# Taurus Public Defender Cylinder Problem/?



## shaddaddy

I have little experience with revolvers so any thoughts on the following issue are greatly appreciated.

I have the public defender with 2.5" cylinder. I have noticed that when the cylinder is locked in place, loaded or unloaded, I can sometimes gently manipulate the cylinder to rotate. I am not sure if this is a problem.
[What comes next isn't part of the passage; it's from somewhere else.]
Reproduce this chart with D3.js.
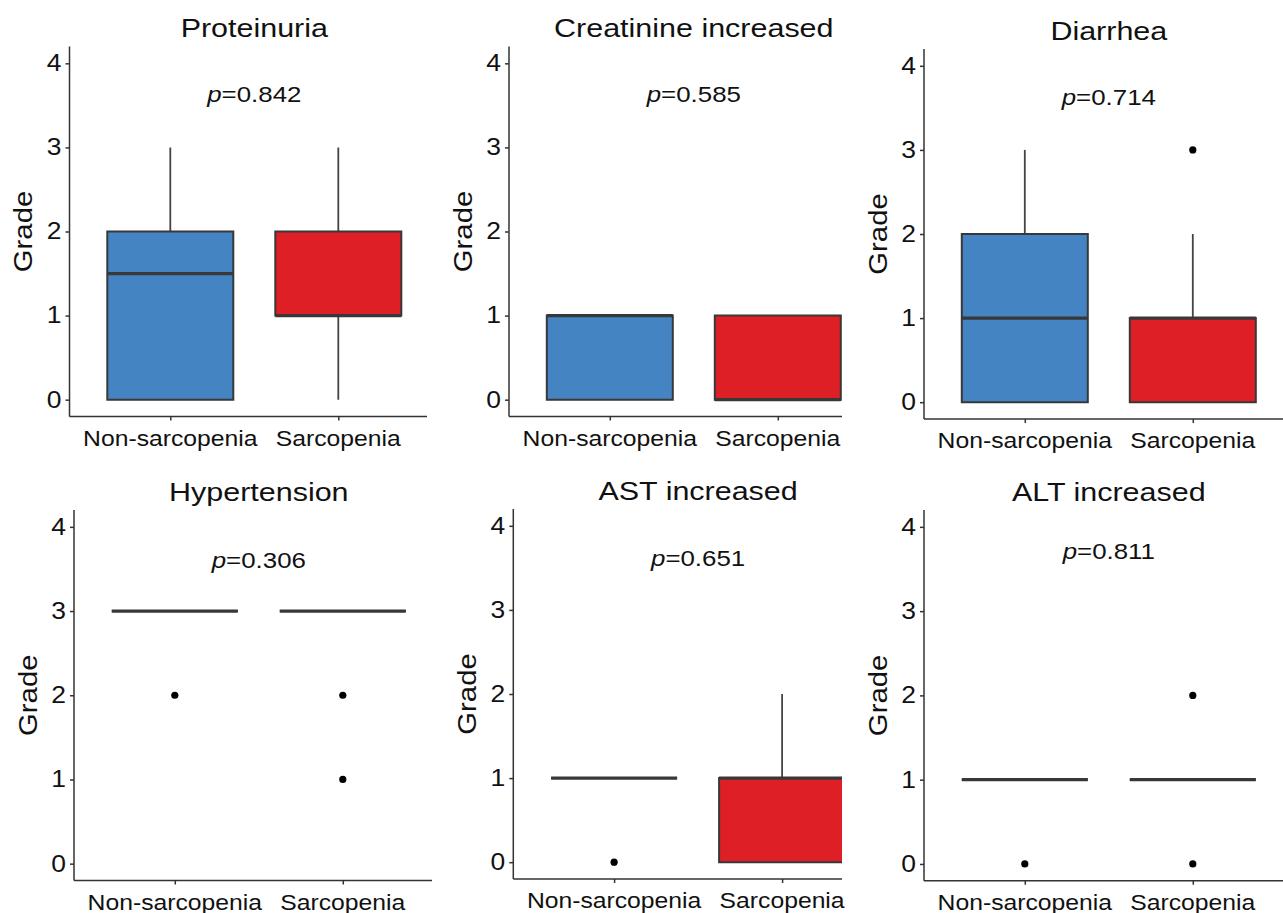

It doesn't seem to affect the function but I am thinking it might be an issue if I was ever in a stress situation such as gun being wrestled from my hand or if dropped and then picked up up the cylinder might rotate out of battery and be rendered useless.

So - is this a concern ? If so - what is the probably cause -- will Taurus fix it or should I take it to a local gunsmith ?


BTW - I love this GUN !!! -- lots of people talk about inaccuracy, lack of power of .410 loads, poor penetration of .45 from a short barrell but I say Who Gives a Flying Fart about such issues. At 10 yards this gun shoots .45 loads pretty darn accurately. Sure there are gun/load combos that might offer more wallop but I am fairly confident that a 225 gr corbon hollowpoint in a Winchester factory load will suffice for any 2 legged critter. The 000 buck load from Federal and the Winchester PDX? load looks pretty darn menacing - I am going to do a phone book penetration test as soon as I get the opportunity and will report those if anyone is interested. I don't see the logic in the .410 slug but if I ever find a box of them I would like to compare them with the .45 colt load.

I shot 3 copperheads last summer in my back yard and a several water snakes as well that seem to like my boat dock. I am expecting some snake lovers to scold me for that last statement but those brown water snakes are aggressive SOB's and having gotten a nasty bite and infection trying to gently persuade one to leave the particular area of my dock it claimed I am a little less tolerant of them.

This gun might be gimmicky - but it is effective - and if a menacing look of a large pistol makes a perp stop what he is doing - there aren't too many that look much meaner !


----------



## Steve M1911A1

If a modern revolver is fully cocked, or if its hammer is down due to a trigger pull, its cylinder should remain locked in place and should not be able to rotate.
The possible causes of improper rotation might be:
• Bad timing, in that the cylinder locking bolt rises in the wrong place, or at the wrong time, to allow it to rise into and secure the appropriate cylinder notch,
• Weak locking-bolt spring, which allows the bolt to be displaced out of its notch by movement of the cylinder of any kind,
• Oversize (or even undersize) locking bolt, which keeps the bolt from securely remaining within its appropriate notch, or
• A locking bolt with rounded edges (that are supposed to be sharp), allowing it to be forced out of the notch by cylinder rotation.

In any case, the revolver is defective and at least potentially unsafe. If it is within warranty, Taurus should repair it at no charge. Contact them for instructions.
If it is out of warranty, a good pistolsmith can repair it, but the job may be expensive.

What say you, *Eli*: Am I on the right track? I believe that you know more about revolvers than I do, so please chime in.


----------